* [Problem details] Check the listing below for lines with the word "chart" and say how many there are, with nothing but the number.

* [Dataset excerpt]
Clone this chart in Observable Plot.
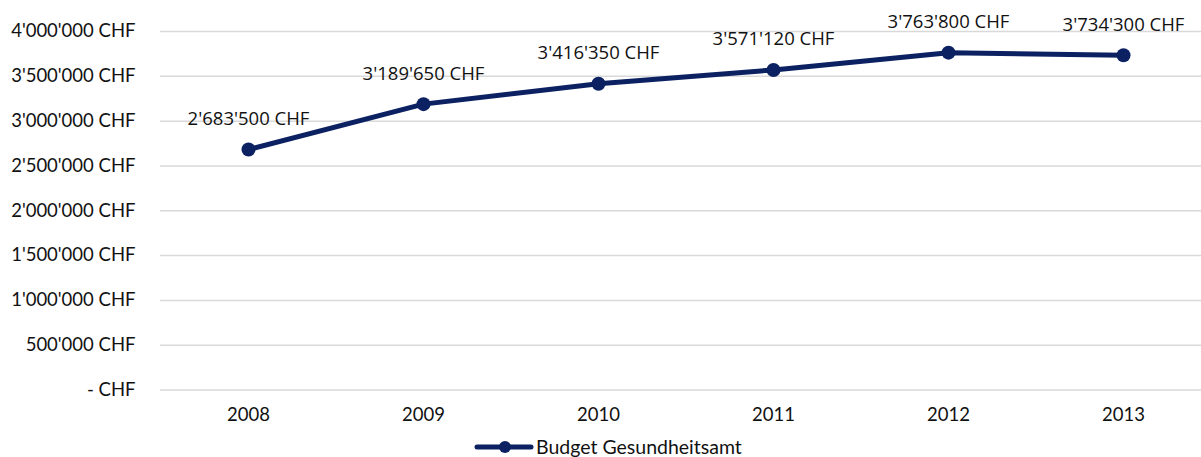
<!DOCTYPE html>
<html>
<head>
<meta charset="utf-8">
<script src="https://cdn.jsdelivr.net/npm/d3@7"></script>
<script src="https://cdn.jsdelivr.net/npm/@observablehq/plot@0.6"></script>
<style>
  html, body { margin: 0; padding: 0; background: #fff; overflow: hidden; }
  #legend { position: absolute; left: 0; top: 0; width: 1201px; height: 457px; pointer-events: none; }
  #legend .item { position: absolute; left: 474px; top: 435px; display: flex; align-items: center; font-family: Lato, sans-serif; font-size: 19.5px; color: #111; }
</style>
</head>
<body>
<div id="chart"></div>
<div id="legend"><div class="item"><svg width="60" height="22"><line x1="3" x2="57" y1="11" y2="11" stroke="#0b2161" stroke-width="5" stroke-linecap="round"/><circle cx="31" cy="11" r="6" fill="#0b2161"/></svg><span style="margin-left:2px">Budget Gesundheitsamt</span></div></div>
<script>
const years = ["2008", "2009", "2010", "2011", "2012", "2013"];
const budget = [2683500, 3189650, 3416350, 3571120, 3763800, 3734300];
const yTicks = [0, 500000, 1000000, 1500000, 2000000, 2500000, 3000000, 3500000, 4000000];
const seriesName = "Budget Gesundheitsamt";

const locale = d3.formatLocale({decimal: ".", thousands: "'", grouping: [3], currency: ["", ""]});
const fmt = locale.format(",.0f");
const chf = v => v === 0 ? "- CHF" : fmt(v) + " CHF";

const data = years.map((y, i) => ({year: y, value: budget[i]}));
const color = "#0b2161";

const W = 1201, H = 432;
const plot = Plot.plot({
  width: W,
  height: H,
  marginLeft: 160,
  marginRight: 0,
  marginTop: 31,
  marginBottom: H - 389.5,
  style: {fontFamily: "Lato, sans-serif", fontSize: "18px", color: "#111", background: "#fff"},
  x: {type: "point", domain: years, range: [247, 1123.5], padding: 0, label: null},
  y: {domain: [0, 4000000], label: null},
  marks: [
    Plot.ruleY(yTicks, {stroke: "#d9d9d9", strokeWidth: 1.5}),
    Plot.axisY(yTicks, {tickSize: 0, tickPadding: 25, tickFormat: chf, fontSize: 18.5, label: null}),
    Plot.axisX(years, {tickSize: 0, tickPadding: 18, fontSize: 18.5, label: null}),
    Plot.line(data, {x: "year", y: "value", stroke: color, strokeWidth: 5}),
    Plot.dot(data, {x: "year", y: "value", r: 7, fill: color}),
    Plot.text(data, {x: "year", y: "value", text: d => chf(d.value), dy: -30.5, fontFamily: "Open Sans, sans-serif", fontSize: 18.5, fill: "#111"})
  ]
});
document.getElementById("chart").appendChild(plot);
</script>
</body>
</html>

* [Result below] 3